Rolling mean on resampled data produces incorrect graph
I cannot correctly graph a rolling average on resampled data.
How to reproduce the bug
- Add this CSV file as a dataset: demo.csv
- Create a "Time-series Line Chart" based on the dataset provided
- Set the metric to be "AVG(value)"
- At this stage, if you click "Update chart" you'll see a straight line (y=5). Note, for example, there is no value for 2000-01-03, as expected.
- Open "Advanced Analytics"
- From the resampling rules, select "1 calendar day frequency"
- From fill method, select "Zero imputation" (or "Sum values", they both give the same outcome)
- If you update the chart now, you will see many days with zero values. The line is no longer the simple y=5. This is as expected.
- Select "mean" from as the rolling window function.
- Set period and min periods to, say, 5.
- Update the chart
- Note that graph is not a smooth curve, but rather has values at y=5 and y=0:
Expected results
I expected to see a smooth curve, with values between zero and 5, similar to:

Actual results
We see values at y=5 and y=0, not the values that would be expected from a rolling mean on resampled data:

Environment
- browser type and version: Firefox 109.0.1
- superset version: 0.0.0-dev. I've also tried this on Superset 2.3
- python version: 3.8.13
Checklist
Make sure to follow these steps before submitting your issue - thank you!
- [ x ] I have checked the superset logs for python stacktraces and included it here as text if there are any.
- [ x ] I have reproduced the issue with at least the latest released version of superset.
- [ x ] I have checked the issue tracker for the same issue and I haven't found one similar.
Additional context
I'm using the apache/superset Docker images.
For more context, I posted a related question on Stack Overflow.
I re-encountered this problem again. Here's an indication of the size of the effect, with two graphs superimposed. In blue we have Superset's results and in red we have a plot of data manipulated directly using Pandas.
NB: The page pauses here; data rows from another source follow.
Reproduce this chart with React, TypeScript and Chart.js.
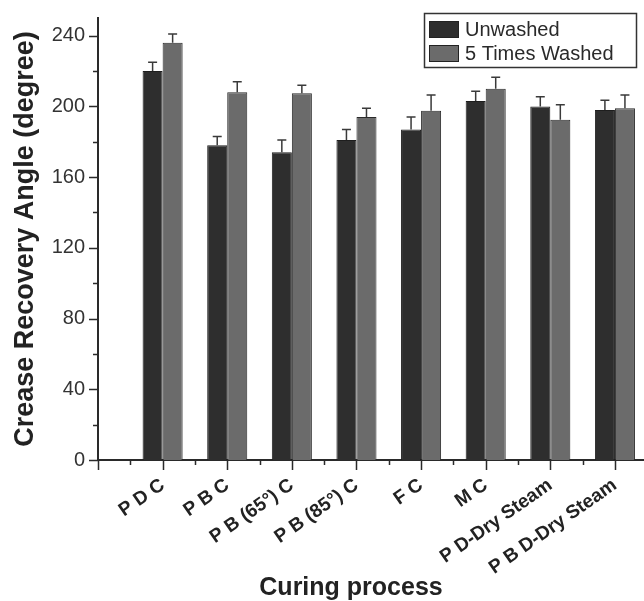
import React, { useEffect, useRef } from 'react';
import { Chart, registerables } from 'chart.js';
Chart.register(...registerables);

const categories = ['P D C', 'P B C', 'P B (65°) C', 'P B (85°) C', 'F C', 'M C', 'P D-Dry Steam', 'P B D-Dry Steam'];
const seriesNames = ['Unwashed', '5 Times Washed'];
const unwashed = [220, 178, 174, 181, 187, 203, 200, 198];
const unwashedErr = [5, 5, 7, 6, 7, 5.5, 5.5, 5.5];
const washed = [236, 208, 207.5, 194, 197.5, 210, 192.5, 199];
const washedErr = [5, 6, 4.5, 5, 9, 6.5, 8.5, 7.5];
const yTickValues = [0, 40, 80, 120, 160, 200, 240];
const xTitle = 'Curing process';
const yTitle = 'Crease Recovery Angle (degree)';

const FONT = '"Liberation Sans", Arial, sans-serif';
const AXIS = '#2a2a2a';

const errorBars = {
  id: 'errorBars',
  afterDatasetsDraw(chart: any) {
    const ctx = chart.ctx;
    const ys = chart.scales.y;
    chart.data.datasets.forEach((ds: any, di: number) => {
      const meta = chart.getDatasetMeta(di);
      meta.data.forEach((el: any, i: number) => {
        const v = ds.data[i].y;
        const top = ys.getPixelForValue(v + ds.errors[i]);
        ctx.save();
        ctx.strokeStyle = '#3a3a3a';
        ctx.lineWidth = 1.5;
        ctx.beginPath();
        ctx.moveTo(el.x, el.y);
        ctx.lineTo(el.x, top);
        ctx.moveTo(el.x - 4.5, top);
        ctx.lineTo(el.x + 4.5, top);
        ctx.stroke();
        ctx.restore();
      });
    });
  },
};

const axisDecor = {
  id: 'axisDecor',
  afterDraw(chart: any) {
    const ctx = chart.ctx;
    const xs = chart.scales.x;
    const ys = chart.scales.y;
    const area = chart.chartArea;
    ctx.save();
    ctx.strokeStyle = AXIS;
    ctx.lineWidth = 1.5;
    ctx.beginPath();
    for (let v = 0; v <= 240; v += 20) {
      const len = v % 40 === 0 ? 9 : 5;
      const py = Math.round(ys.getPixelForValue(v)) + 0.5;
      ctx.moveTo(area.left - len, py);
      ctx.lineTo(area.left, py);
    }
    for (let i = -1; i < categories.length + 1; i += 0.5) {
      const px = xs.getPixelForValue(i);
      if (px < area.left - 1 || px > area.right - 2) continue;
      const len = Number.isInteger(i) ? 10 : 5;
      ctx.moveTo(Math.round(px) + 0.5, area.bottom);
      ctx.lineTo(Math.round(px) + 0.5, area.bottom + len);
    }
    ctx.stroke();

    // x axis title
    ctx.fillStyle = '#222';
    ctx.font = 'bold 25px ' + FONT;
    ctx.textAlign = 'center';
    ctx.textBaseline = 'alphabetic';
    ctx.fillText(xTitle, 351, 595);

    // legend
    const bx = 424, by = 13, bw = 212, bh = 54;
    ctx.lineWidth = 1.5;
    ctx.strokeStyle = '#333';
    ctx.strokeRect(bx + 0.5, by + 0.5, bw, bh);
    ctx.font = '20px ' + FONT;
    ctx.textAlign = 'left';
    ctx.textBaseline = 'middle';
    chart.data.datasets.forEach((ds: any, di: number) => {
      const cy = 29 + di * 24;
      ctx.fillStyle = ds.backgroundColor;
      ctx.fillRect(429, cy - 8, 29, 16);
      ctx.lineWidth = 1;
      ctx.strokeStyle = '#222';
      ctx.strokeRect(429.5, cy - 8 + 0.5, 29, 16);
      ctx.fillStyle = '#2a2a2a';
      ctx.fillText(ds.label, 465, cy + 1);
    });
    ctx.restore();
  },
};

export default function App() {
  const ref = useRef<HTMLCanvasElement | null>(null);
  useEffect(() => {
    if (!ref.current) return;
    const chart = new Chart(ref.current, {
      type: 'bar',
      data: {
        datasets: [
          {
            label: seriesNames[0],
            data: unwashed.map((v, i) => ({ x: i, y: v })),
            errors: unwashedErr,
            backgroundColor: '#2e2e2e',
            borderColor: '#1e1e1e',
            borderWidth: 1,
          } as any,
          {
            label: seriesNames[1],
            data: washed.map((v, i) => ({ x: i, y: v })),
            errors: washedErr,
            backgroundColor: '#6b6b6b',
            borderColor: '#2a2a2a',
            borderWidth: 1,
          } as any,
        ],
      },
      options: {
        responsive: false,
        animation: false,
        layout: { padding: { top: 18, left: 0, right: 0, bottom: 0 } },
        datasets: { bar: { categoryPercentage: 0.62, barPercentage: 1 } },
        plugins: { legend: { display: false }, tooltip: { enabled: false } },
        scales: {
          x: {
            type: 'linear',
            offset: false,
            min: -1,
            max: 7.45,
            grid: { display: false, drawTicks: true, tickLength: 10, offset: false },
            border: { display: true, color: AXIS, width: 2 },
            afterFit: (s: any) => { s.height = 141; },
            ticks: {
              stepSize: 1,
              includeBounds: false,
              autoSkip: false,
              minRotation: 35,
              maxRotation: 35,
              padding: 4,
              color: '#222',
              font: { family: FONT, size: 19, weight: 'bold' },
              callback: (v: any) => (Number.isInteger(v) && v >= 0 && v < categories.length ? categories[v] : ''),
            },
          },
          y: {
            type: 'linear',
            min: 0,
            max: 250,
            grid: { display: false, drawTicks: true, tickLength: 9 },
            border: { display: true, color: AXIS, width: 2 },
            afterFit: (s: any) => { s.width = 98; },
            afterBuildTicks: (s: any) => { s.ticks = yTickValues.map((v) => ({ value: v })); },
            ticks: {
              padding: 4,
              color: '#333',
              font: { family: FONT, size: 20 },
            },
            title: {
              display: true,
              text: yTitle,
              color: '#222',
              font: { family: FONT, size: 27, weight: 'bold' },
              padding: { top: 9, bottom: 0 },
            },
          },
        },
      },
      plugins: [errorBars, axisDecor],
    });
    return () => chart.destroy();
  }, []);
  return (
    <div style={{ position: 'absolute', left: 0, top: 0, width: 644, height: 601, background: '#fff' }}>
      <canvas ref={ref} width={644} height={601} />
    </div>
  );
}
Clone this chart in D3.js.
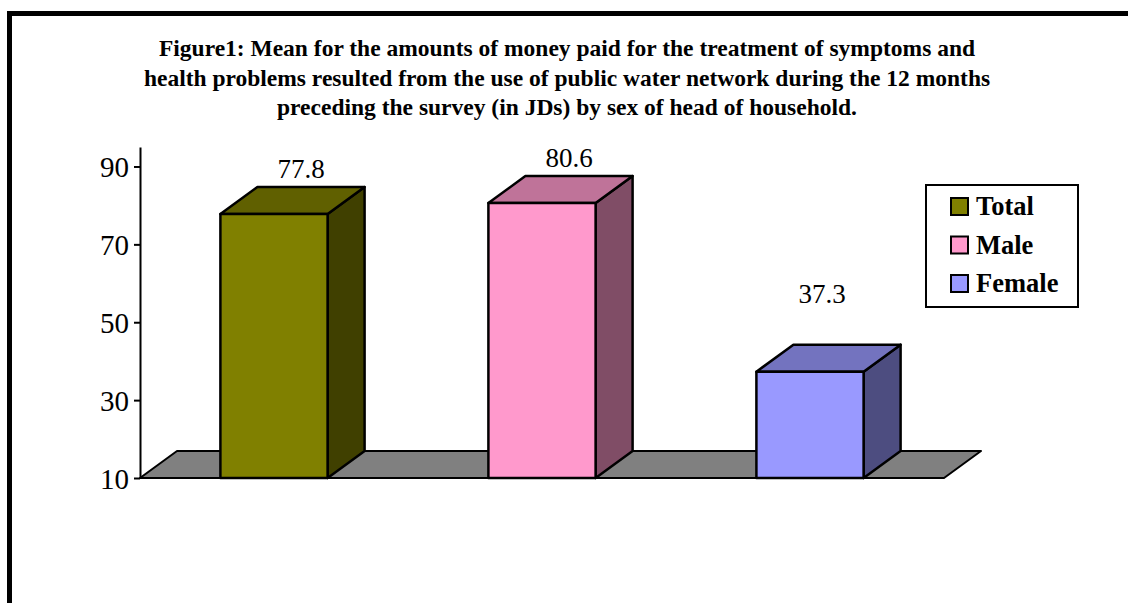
<!DOCTYPE html>
<html>
<head>
<meta charset="utf-8">
<script src="https://cdn.jsdelivr.net/npm/d3@7"></script>
<style>
	body { margin: 0; background: #fff; }
	svg { display: block; font-family: "Liberation Serif", "Times New Roman", serif; }
</style>
</head>
<body>
<div id="chart"></div>
<script>

const categories = ["Total", "Male", "Female"];
const values = [77.8, 80.6, 37.3];
const tickValues = [10, 30, 50, 70, 90];
const titleLines = [
	"Figure1: Mean for the amounts of money paid for the treatment of symptoms and",
	"health problems resulted from the use of public water network during the 12 months",
	"preceding the survey (in JDs) by sex of head of household."
];

// front / top / side shades for each series
const frontColors = ["#808000", "#FF99CC", "#9999FF"];
const topColors = ["#606000", "#BF7399", "#7373BF"];
const sideColors = ["#404000", "#804D66", "#4D4D80"];

let width = 1128,
	height = 603;

let depthX = 37,
	depthY = 27;

let svg = d3.select("#chart")
	.append("svg")
		.attr("width", width)
		.attr("height", height);

// outer frame (right and bottom edges run off the page)
svg.append("path")
	.attr("d", "M9.5," + height + " L9.5,13.5 L" + width + ",13.5")
	.attr("fill", "none")
	.attr("stroke", "black")
	.attr("stroke-width", 5);

svg.append("text")
	.attr("text-anchor", "middle")
	.style("font-weight", "bold")
	.style("font-size", "23.5px")
	.selectAll("tspan")
	.data(titleLines)
	.enter()
	.append("tspan")
		.attr("x", 567)
		.attr("y", (d, i) => 56 + i * 29.5)
		.text(d => d);

let x = d3.scaleBand()
	.domain(categories)
	.range([140, 944])
	.paddingInner(0.6)
	.paddingOuter(0.3);

let y = d3.scaleLinear()
	.domain([10, 95])
	.range([478, 147]);

// floor
let x0 = 140, x1 = 944, yb = y(10);
svg.append("path")
	.attr("d", "M" + x0 + "," + yb + " L" + (x0 + depthX) + "," + (yb - depthY) +
		" L" + (x1 + depthX) + "," + (yb - depthY) + " L" + x1 + "," + yb + " Z")
	.attr("fill", "#808080")
	.attr("stroke", "black")
	.attr("stroke-width", 2)
	.attr("stroke-linejoin", "round");

// y axis
let axis = svg.append("g")
	.attr("transform", "translate(140,0)")
	.call(d3.axisLeft(y).tickValues(tickValues).tickSize(6).tickPadding(5).tickSizeOuter(0))
	.attr("font-family", null)
	.attr("font-size", null);

axis.select(".domain").attr("stroke-width", 2);
axis.selectAll(".tick line").attr("stroke-width", 2);
axis.selectAll(".tick text")
	.style("font-size", "29px")
	.attr("dy", "0.35em")
	.attr("fill", "black");

let bars = svg.selectAll(".bar")
	.data(values)
	.enter()
	.append("g")
	.attr("class", "bar");

bars.append("path")
	.attr("d", (d, i) => {
		let l = x(categories[i]), r = l + x.bandwidth(), t = y(d);
		return "M" + r + "," + t + " L" + (r + depthX) + "," + (t - depthY) +
			" L" + (r + depthX) + "," + (yb - depthY) + " L" + r + "," + yb + " Z";
	})
	.attr("fill", (d, i) => sideColors[i]);

bars.append("path")
	.attr("d", (d, i) => {
		let l = x(categories[i]), r = l + x.bandwidth(), t = y(d);
		return "M" + l + "," + t + " L" + (l + depthX) + "," + (t - depthY) +
			" L" + (r + depthX) + "," + (t - depthY) + " L" + r + "," + t + " Z";
	})
	.attr("fill", (d, i) => topColors[i]);

bars.append("rect")
	.attr("x", (d, i) => x(categories[i]))
	.attr("y", d => y(d))
	.attr("width", x.bandwidth())
	.attr("height", d => yb - y(d))
	.attr("fill", (d, i) => frontColors[i]);

bars.selectAll("path, rect")
	.attr("stroke", "black")
	.attr("stroke-width", 2.5)
	.attr("stroke-linejoin", "round");

// value labels (the last one sits higher, as in the original)
svg.selectAll(".val")
	.data(values)
	.enter()
	.append("text")
	.attr("class", "val")
	.attr("text-anchor", "middle")
	.style("font-size", "27px")
	.attr("x", (d, i) => x(categories[i]) + x.bandwidth() / 2 + (i == 2 ? 12 : 27))
	.attr("y", (d, i) => y(d) - depthY - (i == 2 ? 42 : 9))
	.text(d => d.toFixed(1));

// legend
let legend = svg.append("g");

legend.append("rect")
	.attr("x", 926)
	.attr("y", 185)
	.attr("width", 152)
	.attr("height", 122)
	.attr("fill", "white")
	.attr("stroke", "black")
	.attr("stroke-width", 2);

let items = legend.selectAll(".item")
	.data(categories)
	.enter()
	.append("g")
	.attr("transform", (d, i) => "translate(951," + (198 + i * 38.5) + ")");

items.append("rect")
	.attr("width", 17)
	.attr("height", 17)
	.attr("fill", (d, i) => frontColors[i])
	.attr("stroke", "black")
	.attr("stroke-width", 2);

items.append("text")
	.attr("x", 25)
	.attr("y", 17)
	.style("font-size", "26.5px")
	.style("font-weight", "bold")
	.text(d => d);

</script>
</body>
</html>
The difference is caused by the fact that we do not have data for weekends. These days are just ignored by Superset, but a correct manipulation would fill with zeros before calculating the rolling values.
This still seems to be an issue in 3.x. Thanks for giving sample data and a detailed repro flow. Keeping this open.
I wonder if @zhaoyongjie knows what's going on here?
Still an issue in 4.0.1. I think the issue can be reduced down to the fact that the the rolling values are calculated first, after which the interpolation is carried out.
I can't really think of scenarios when you would want this to be the order instead of first interpolating, so a change of default would imho be justified.
@dosu-bot
This has been silent for nearly a year, but I'll leave it open since it's a data correctness issue. Volunteers welcome to contribute though, since this doesn't seem to be getting much interest or prioritization.